Uh oh. A population trained to solve problems with weapons is being plied with drugs that have been linked to violent psychotic breaks. For related reading, see this list of school shooters and the selective serotonin reuptake inhibitors they were on or withdrawing from at the time they committed their acts of mayhem. And bear in mind that many combat veterans go into domestic law enforcement upon their return home.
Use of psychiatric medications among people ages 18 to 34 — mostly active-duty troops and their spouses — is rising at a significantly higher rate than other age groups in the military health care system, according to data newly released to Military Times.

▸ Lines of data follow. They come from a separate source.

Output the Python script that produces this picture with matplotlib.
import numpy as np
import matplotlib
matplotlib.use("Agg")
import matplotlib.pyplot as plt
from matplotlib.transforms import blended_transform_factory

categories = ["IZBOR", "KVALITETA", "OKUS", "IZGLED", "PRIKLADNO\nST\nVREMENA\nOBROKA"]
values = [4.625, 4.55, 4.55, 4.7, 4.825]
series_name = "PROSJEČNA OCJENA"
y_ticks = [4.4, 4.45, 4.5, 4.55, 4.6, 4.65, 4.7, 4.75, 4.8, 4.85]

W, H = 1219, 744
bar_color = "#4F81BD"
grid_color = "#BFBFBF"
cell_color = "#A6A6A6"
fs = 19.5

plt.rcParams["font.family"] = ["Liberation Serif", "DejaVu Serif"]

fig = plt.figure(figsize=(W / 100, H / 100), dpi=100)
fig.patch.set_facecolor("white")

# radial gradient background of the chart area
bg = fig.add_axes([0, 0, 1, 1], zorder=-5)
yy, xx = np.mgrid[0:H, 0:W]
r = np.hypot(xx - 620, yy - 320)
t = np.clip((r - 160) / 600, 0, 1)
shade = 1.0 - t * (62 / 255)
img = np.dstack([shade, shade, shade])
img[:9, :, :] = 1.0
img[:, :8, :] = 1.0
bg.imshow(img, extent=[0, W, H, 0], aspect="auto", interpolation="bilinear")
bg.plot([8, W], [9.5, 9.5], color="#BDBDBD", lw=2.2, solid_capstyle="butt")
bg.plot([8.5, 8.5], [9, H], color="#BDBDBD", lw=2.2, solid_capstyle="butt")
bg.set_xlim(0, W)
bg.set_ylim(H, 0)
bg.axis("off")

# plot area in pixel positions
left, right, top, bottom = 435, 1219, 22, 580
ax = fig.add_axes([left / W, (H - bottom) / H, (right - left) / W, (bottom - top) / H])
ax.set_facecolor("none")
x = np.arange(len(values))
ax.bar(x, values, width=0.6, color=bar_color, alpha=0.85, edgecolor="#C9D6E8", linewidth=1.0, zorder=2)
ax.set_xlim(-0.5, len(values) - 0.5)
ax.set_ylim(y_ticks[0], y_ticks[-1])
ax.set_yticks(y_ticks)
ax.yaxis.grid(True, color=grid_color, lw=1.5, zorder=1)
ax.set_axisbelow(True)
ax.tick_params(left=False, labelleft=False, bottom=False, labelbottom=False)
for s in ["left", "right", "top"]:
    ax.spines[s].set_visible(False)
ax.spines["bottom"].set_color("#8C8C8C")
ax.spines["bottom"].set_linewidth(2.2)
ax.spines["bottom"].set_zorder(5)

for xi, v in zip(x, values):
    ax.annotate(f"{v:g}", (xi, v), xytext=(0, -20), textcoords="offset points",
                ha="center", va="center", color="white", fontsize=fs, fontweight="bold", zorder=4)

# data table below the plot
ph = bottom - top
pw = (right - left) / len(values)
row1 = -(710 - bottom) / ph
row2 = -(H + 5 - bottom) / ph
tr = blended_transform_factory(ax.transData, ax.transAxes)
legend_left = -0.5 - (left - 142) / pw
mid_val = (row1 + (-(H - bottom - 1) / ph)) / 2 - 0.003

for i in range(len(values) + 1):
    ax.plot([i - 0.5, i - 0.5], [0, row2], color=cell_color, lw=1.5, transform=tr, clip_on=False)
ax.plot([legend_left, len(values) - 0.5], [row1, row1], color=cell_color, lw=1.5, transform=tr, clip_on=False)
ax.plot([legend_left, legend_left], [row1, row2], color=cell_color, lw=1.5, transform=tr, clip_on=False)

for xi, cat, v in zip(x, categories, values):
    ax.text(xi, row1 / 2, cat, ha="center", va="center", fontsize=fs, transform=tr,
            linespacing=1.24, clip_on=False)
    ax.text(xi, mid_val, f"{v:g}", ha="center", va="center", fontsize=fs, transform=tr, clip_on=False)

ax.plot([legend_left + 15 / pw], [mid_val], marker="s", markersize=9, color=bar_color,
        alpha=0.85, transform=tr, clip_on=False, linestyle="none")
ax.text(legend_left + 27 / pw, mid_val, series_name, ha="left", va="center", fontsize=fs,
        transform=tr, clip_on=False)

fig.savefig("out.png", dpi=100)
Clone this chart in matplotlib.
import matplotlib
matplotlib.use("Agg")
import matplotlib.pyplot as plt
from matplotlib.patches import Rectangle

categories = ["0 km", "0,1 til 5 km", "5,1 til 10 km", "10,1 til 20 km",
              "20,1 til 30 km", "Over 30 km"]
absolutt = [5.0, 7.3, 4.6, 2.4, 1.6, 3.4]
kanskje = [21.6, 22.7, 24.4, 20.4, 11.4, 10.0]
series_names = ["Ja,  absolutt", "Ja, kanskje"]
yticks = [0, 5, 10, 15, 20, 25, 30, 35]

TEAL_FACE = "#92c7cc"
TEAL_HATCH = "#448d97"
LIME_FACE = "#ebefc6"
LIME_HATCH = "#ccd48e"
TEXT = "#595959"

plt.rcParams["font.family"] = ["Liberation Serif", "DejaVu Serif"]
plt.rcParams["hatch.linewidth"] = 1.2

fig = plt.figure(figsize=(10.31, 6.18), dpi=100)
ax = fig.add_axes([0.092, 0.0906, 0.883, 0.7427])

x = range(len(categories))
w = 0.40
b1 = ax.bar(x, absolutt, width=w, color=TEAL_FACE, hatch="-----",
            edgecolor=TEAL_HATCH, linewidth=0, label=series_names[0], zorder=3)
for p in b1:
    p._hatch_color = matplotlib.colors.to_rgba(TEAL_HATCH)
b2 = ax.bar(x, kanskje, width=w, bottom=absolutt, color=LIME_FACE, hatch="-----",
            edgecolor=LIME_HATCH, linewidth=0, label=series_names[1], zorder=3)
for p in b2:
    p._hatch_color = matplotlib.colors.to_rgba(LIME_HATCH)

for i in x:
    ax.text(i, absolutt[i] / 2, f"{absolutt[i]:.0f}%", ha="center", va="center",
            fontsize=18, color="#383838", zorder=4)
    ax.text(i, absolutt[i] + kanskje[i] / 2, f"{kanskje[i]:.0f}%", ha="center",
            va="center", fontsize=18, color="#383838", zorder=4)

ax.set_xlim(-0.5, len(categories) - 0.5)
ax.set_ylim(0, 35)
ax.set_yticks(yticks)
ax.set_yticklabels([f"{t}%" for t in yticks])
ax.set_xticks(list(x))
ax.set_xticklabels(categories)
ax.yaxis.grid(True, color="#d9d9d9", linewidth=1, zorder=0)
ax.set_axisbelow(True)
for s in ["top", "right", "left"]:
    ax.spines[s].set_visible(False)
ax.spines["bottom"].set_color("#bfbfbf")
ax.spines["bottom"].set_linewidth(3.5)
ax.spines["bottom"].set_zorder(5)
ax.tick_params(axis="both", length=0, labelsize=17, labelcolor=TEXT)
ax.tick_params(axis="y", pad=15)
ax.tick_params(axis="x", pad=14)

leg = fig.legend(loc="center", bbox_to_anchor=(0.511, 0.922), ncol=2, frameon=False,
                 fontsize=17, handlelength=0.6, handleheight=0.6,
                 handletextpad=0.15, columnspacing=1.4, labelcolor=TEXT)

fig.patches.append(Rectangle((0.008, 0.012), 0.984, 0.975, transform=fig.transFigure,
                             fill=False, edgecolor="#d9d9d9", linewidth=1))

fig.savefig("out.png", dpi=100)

Overall, the number of prescriptions filled for psychiatric medications rose 42 percent from 2005 to 2009 among Tricare beneficiaries in that age group, according to data provided by Tricare Management Activity in response to a Freedom of Information Act request.
That compares to an increase of 24 percent among Tricare beneficiaries ages 45 to 64, mostly retirees. For children 17 and younger, the increase was 18 percent.
All the increases outpace overall growth in the Tricare population over the same period.
Anti-depressants like Zoloft, Wellbutrin and Celexa account for slightly more than half of the prescriptions in this age group. But increasingly, young adults in the military and their spouses are turning to other types of psych meds to treat their mental health problems.
Prescriptions for stimulants, including amphetamines and drugs to treat attention-deficit disorders, more than doubled. And claims for anti-psychotics like Seroquel and Abilify nearly doubled from 2005 to 2009 among beneficiaries ages 18 to 34, the Tricare data show. Seroquel is often used to treat nightmares and sleeping problems related to post-traumatic stress disorder.